§ AIM
Each line containing the word "this" must be collected.

§ INPUT RECORDS
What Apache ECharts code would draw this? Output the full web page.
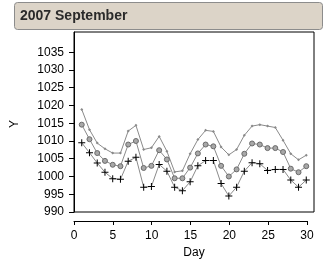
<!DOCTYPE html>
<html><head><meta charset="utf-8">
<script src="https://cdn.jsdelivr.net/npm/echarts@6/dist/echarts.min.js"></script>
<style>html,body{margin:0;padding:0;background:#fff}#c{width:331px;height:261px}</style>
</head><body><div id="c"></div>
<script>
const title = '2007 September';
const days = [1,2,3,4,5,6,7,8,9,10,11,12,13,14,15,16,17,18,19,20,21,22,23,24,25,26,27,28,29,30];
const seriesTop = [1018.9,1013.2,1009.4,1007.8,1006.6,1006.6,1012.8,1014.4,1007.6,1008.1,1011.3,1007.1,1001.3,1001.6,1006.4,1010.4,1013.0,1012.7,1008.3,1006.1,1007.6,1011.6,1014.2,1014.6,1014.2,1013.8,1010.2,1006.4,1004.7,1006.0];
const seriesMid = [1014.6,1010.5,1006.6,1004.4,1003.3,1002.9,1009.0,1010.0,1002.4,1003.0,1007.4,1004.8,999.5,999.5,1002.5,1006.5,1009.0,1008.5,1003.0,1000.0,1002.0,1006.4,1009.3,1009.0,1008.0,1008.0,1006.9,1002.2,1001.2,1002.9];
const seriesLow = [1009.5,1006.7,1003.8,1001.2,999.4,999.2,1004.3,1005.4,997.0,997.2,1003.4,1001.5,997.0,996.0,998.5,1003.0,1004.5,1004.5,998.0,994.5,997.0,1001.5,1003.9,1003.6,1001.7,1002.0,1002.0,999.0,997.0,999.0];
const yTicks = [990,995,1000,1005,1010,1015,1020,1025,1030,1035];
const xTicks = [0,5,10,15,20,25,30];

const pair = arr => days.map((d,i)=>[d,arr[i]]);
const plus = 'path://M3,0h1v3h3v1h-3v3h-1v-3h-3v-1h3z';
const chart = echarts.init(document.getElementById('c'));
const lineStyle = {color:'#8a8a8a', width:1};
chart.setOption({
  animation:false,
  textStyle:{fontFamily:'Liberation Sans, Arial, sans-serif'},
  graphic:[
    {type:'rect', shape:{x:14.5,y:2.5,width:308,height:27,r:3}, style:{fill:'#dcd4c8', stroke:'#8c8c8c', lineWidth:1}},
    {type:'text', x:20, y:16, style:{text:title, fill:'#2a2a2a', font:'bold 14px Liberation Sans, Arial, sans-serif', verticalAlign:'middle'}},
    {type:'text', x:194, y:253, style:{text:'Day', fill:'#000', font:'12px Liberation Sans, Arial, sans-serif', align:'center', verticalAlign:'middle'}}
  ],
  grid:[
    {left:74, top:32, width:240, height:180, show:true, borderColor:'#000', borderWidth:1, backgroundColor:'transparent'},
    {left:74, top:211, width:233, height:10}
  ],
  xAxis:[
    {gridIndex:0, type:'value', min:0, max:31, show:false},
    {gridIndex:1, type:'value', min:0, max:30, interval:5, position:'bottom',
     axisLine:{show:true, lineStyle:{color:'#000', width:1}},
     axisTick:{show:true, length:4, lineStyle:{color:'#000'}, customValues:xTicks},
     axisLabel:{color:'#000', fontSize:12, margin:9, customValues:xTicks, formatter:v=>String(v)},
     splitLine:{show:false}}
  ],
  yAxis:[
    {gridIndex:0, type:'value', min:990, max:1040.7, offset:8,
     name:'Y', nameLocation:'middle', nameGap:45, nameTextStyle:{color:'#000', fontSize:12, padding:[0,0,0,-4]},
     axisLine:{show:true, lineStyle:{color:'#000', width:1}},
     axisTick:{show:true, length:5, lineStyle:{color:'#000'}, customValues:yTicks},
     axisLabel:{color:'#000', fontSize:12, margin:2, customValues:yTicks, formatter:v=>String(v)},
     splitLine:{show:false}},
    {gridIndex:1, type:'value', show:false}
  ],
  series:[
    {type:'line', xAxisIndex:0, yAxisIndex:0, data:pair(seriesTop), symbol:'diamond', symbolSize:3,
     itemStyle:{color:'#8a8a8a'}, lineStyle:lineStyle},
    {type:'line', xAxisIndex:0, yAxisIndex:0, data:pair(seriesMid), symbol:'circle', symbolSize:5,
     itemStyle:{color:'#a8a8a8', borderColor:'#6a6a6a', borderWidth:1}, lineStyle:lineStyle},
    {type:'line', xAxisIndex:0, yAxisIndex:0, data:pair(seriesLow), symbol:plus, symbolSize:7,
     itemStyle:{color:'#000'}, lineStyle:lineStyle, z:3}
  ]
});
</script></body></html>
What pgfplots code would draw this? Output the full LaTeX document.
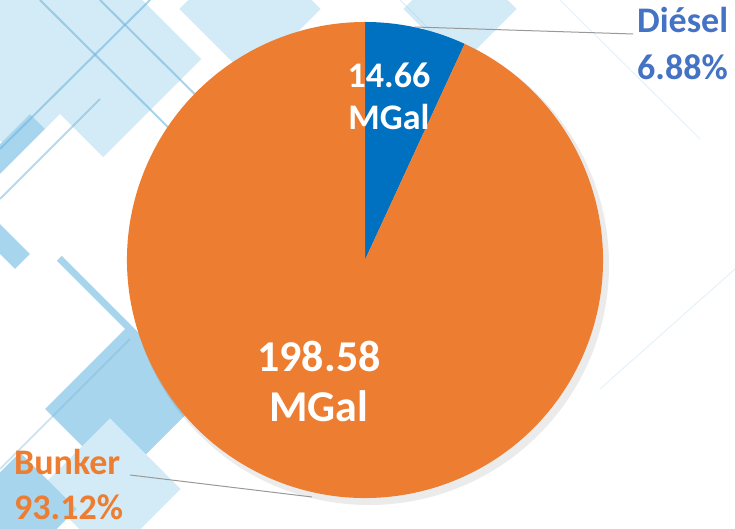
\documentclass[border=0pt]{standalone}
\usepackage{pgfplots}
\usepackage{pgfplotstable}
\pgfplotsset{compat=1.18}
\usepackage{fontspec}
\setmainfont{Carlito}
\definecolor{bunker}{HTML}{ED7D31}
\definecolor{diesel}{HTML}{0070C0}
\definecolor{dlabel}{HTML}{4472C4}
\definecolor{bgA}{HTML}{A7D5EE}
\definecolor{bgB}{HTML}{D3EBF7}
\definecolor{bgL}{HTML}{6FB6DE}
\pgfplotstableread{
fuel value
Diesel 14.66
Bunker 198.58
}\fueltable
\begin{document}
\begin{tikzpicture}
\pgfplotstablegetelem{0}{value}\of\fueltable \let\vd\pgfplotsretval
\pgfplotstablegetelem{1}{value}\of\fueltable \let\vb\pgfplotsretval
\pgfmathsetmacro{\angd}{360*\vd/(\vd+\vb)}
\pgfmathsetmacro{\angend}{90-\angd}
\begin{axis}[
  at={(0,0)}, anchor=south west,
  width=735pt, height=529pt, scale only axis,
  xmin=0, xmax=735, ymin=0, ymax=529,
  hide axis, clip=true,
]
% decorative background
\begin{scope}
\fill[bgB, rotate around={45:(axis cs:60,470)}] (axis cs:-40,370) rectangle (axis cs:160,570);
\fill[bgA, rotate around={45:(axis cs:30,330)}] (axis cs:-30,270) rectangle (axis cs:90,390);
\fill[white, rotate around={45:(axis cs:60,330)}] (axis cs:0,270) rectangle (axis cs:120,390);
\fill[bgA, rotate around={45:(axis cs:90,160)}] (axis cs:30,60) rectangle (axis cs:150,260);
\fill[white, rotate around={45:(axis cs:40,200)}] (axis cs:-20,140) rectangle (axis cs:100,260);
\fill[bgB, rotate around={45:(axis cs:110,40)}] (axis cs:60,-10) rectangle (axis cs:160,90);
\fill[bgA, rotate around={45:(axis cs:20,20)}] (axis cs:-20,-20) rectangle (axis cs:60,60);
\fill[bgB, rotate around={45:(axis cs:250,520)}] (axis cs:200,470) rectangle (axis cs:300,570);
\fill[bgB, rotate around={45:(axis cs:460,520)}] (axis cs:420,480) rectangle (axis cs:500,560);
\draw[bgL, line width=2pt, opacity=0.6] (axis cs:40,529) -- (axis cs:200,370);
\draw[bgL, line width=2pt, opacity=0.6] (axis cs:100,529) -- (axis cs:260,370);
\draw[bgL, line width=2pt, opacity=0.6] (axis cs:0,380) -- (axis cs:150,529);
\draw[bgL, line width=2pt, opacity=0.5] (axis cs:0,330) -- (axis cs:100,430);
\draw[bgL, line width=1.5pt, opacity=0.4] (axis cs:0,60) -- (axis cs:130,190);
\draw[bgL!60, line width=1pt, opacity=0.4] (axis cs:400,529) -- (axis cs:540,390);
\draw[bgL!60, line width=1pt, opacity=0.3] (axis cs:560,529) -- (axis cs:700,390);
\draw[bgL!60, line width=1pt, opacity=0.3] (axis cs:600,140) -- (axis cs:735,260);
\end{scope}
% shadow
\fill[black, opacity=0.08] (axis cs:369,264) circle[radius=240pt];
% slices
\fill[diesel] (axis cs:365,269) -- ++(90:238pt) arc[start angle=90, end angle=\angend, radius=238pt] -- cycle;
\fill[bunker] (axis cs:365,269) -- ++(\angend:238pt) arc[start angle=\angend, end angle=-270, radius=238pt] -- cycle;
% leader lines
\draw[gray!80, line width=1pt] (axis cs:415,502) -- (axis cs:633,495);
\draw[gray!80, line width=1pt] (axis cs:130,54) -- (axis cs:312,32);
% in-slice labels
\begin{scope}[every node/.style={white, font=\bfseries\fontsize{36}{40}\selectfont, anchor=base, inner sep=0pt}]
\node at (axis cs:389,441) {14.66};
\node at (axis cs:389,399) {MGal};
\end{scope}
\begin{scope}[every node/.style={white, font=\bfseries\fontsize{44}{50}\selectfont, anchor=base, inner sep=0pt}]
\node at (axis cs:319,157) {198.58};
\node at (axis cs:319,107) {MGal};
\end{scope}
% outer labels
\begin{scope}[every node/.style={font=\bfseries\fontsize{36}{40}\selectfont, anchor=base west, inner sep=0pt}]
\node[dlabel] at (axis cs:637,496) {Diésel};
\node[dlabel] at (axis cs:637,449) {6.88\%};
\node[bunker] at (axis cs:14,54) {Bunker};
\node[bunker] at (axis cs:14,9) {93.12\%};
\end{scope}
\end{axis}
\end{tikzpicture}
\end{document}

§ FINAL ANSWER
What Apache ECharts code would draw this? Output the full web page.
What pgfplots code would draw this? Output the full LaTeX document.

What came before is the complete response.